October 27, 2025 | 3.5 Minute Read
Last week brought an interesting opportunity. A local investor contacted me—she’s relocating to Europe and asked if I could lease her short-term rental for $1,275 per month. This would be using the rental arbitrage strategy.
The property is a fully renovated, nicely furnished three-bedroom, one-bath home.
But first, what is rental arbitrage?
Rental Arbitrage Defined
Rental arbitrage is a strategy where an investor leases a property from a landlord or owner, with permission, and re-rent it on short-term rental platforms such as Airbnb, VRBO, or Booking.com.
Instead of owning the property, the investor profits from the difference between the rent they pay and the income they earn from short-term guests.
The owner receives consistent rent and benefits from having their property well-maintained, while the investor handles furnishing, marketing, and management through the platforms.
In other words, it’s about leveraging a long-term lease to create short-term rental income—a model that allows investors to generate cash flow without the capital needed to purchase real estate.
In this case, the property is already turnkey—furnished with everything from kitchenware and linens to cleaning supplies. That alone made it an appealing opportunity. Even better, the investor has been hosting on Airbnb for eight years, and this particular property has over 130 reviews with a solid 4.81 rating. Clearly, guests like it.
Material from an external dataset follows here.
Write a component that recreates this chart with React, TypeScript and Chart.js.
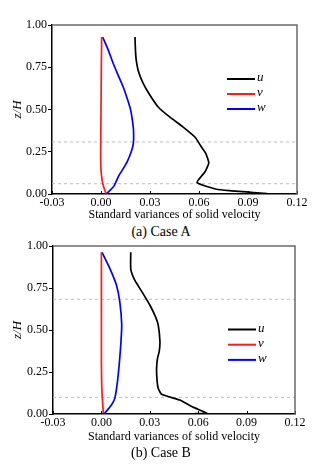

But—as is often the case when a deal seems too good to be true—there’s a catch. The numbers didn’t quite meet expectations.
Running the Numbers
The owner shared that she only listed the property on Airbnb and rents it part-time. Over the past 12 months, she netted $16,272.19, which averages $1,356.01 per month after booking fees. Based on 3.5 bookings per month, that’s about $387.43 per stay.
If we added VRBO, it’s reasonable to expect at least one additional monthly booking, bringing total projected income to around $1,743.44 per month. After paying the $1,275 rent, that leaves about $468.44 in profit—before expenses.
Now, let’s factor in the actual operating costs:
$400 – Housekeeping (based on four bookings per month)
$300 – Utilities, internet, and lawn care
$50 – Restocking supplies
Total Monthly Expenses: $750
After these costs, we’d be roughly a negative $281.56.
Because this property is in the same area as most of our current short-term rentals, I know the market extremely well. We used to operate six other 3-bedroom, 1-bath short-term rentals nearby. Today, only one remains. We converted one back to a long-term rental and sold the other five—either turnkey to investors or retail to owner-occupants. The reason? Three-bed, one-bath homes simply don’t perform as well in this area.
Our remaining 3/1 still operates as a short-term rental, generating about $20,000 annually and netting around $12,000 after expenses—roughly $1,000 per month.
For a new arbitrage deal to make sense for us, we’d need to clear at least $500 per month in profit after all expenses. That means monthly revenue would need to rise from $1,743.44 to $2,243.44. The owner’s past 12 months of performance only hit that number four times.
When I shared my analysis, her response was:
“The algorithm favors click-through rates and full-time listings, so the blocked dates reduced bookings. A new host listing it full-time would see higher results. The last 12 months don’t reflect its true performance or future potential. While I understand your analysis, I stand by my projections.”
While I appreciate her optimism, the math doesn’t support that theory. The last 12 months’ income is the most reliable indicator of what we can realistically expect moving forward.
The Pros and Cons of Rental Arbitrage
This situation highlights both the potential and the pitfalls of the rental arbitrage strategy.
Pros:
Low barrier to entry: You don’t need to own property—just lease it.
Scalability: You can grow quickly by leasing multiple units.
Fixed rent: Your main cost is predictable.
Potentially high returns: In the right market, short-term rentals can outperform long-term leases.
Flexibility: Easier to exit than selling a property.
No exposure to property value risk: You’re not affected by market price swings.
Cons:
Thin margins: One slow month can erase profits.
Landlord dependency: Permission and cooperation are crucial. If they chose not to renew your lease, what next?
Market volatility: Seasonal dips and competition affect income.
Regulatory risks: City ordinances can shut you down overnight especially if you are arbitraging a rental such as a condo with an HOA.
High management demands: Turnovers, cleanings, and maintenance add workload.
No equity or tax benefits: You’re building income, not wealth.
Upfront costs: Furnishing can be expensive before earning your first dollar.
For some investors, the low barrier to entry and flexibility make arbitrage a great short-term play. But for me, every deal starts and ends with numbers—and these simply didn’t pencil out.
Options Moving Forward
Convert it to a long-term rental. Market rent is about $1,275 per month.
Keep it as a short-term rental, though her visa for the move abroad restricts variable income.
Hire a co-host to manage it, though she wouldn’t be able to report that income for visa purposes.
Sell the property.
I respect this investor, but expecting market rent for a property that doesn’t cash flow under a rental arbitrage model simply isn’t sustainable. The math tells the truth, and in this case, it’s clear: the deal looks good on paper, but not in the bank account.